The European Market Infrastructure Regulation (EMIR) on over-the-counter (OTC) derivatives, central counterparties (CCPs) and trade repositories (TRs) entered into force in August 2012. EMIR requires CCPs and TRs to be authorized.
However, many of the provisions of the regulation needed further technical standards to be written in order to come into force. The relevant technical standards were written and adopted in February 2013. Six different technical standards were adopted as supplemental regulations and are more formally referred to as the Commission Delegated Regulations. They entered into force in March 2013.

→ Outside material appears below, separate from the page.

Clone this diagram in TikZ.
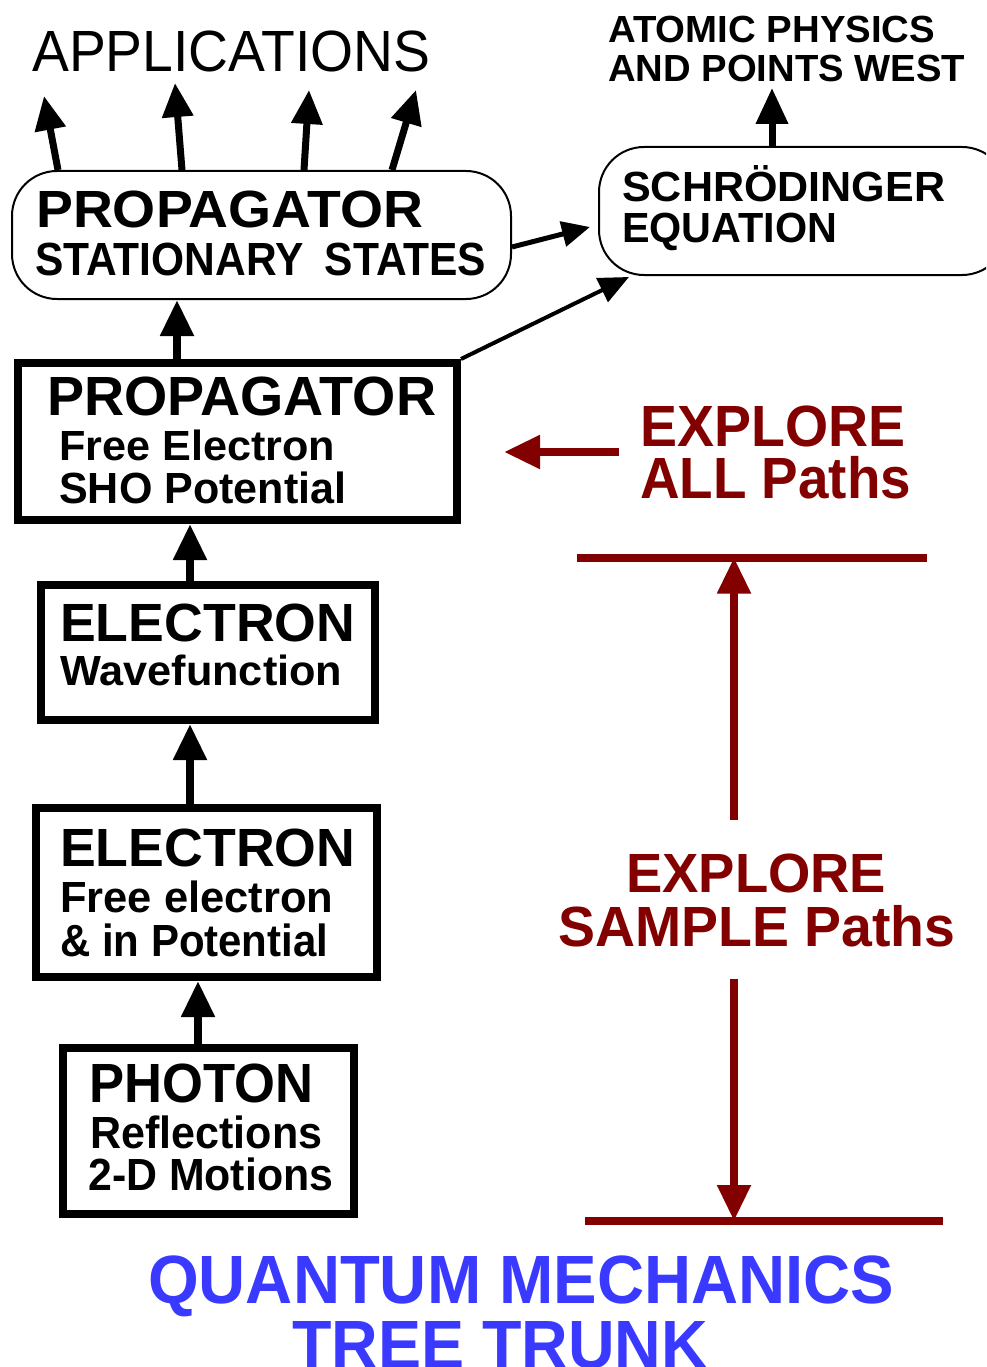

EMIR lays down clearing and bilateral risk-management requirements for OTC derivative contracts, reporting requirements for derivative contracts and uniform requirements for the performance of activities of CCPs and TRs. The regulation applies to CCPs and their clearing members, to financial counterparties and TRs. EMIR also applies to non-financial counterparties and trading venues where so provided.
Under EMIR, all CCPs were required to apply for authorization by September 2013. It is expected that most CCPs will complete the authorization process in the first half of 2014. At that stage, EMIR itself and the applicable technical standards will apply to CCPs in full.
The Regulation is directly enforceable in each EU Member State, although CCPs remain primarily regulated by their own national competent authority. EuroCCP is authorized under EMIR by De Nederlandsche Bank (DNB, the Dutch Central Bank).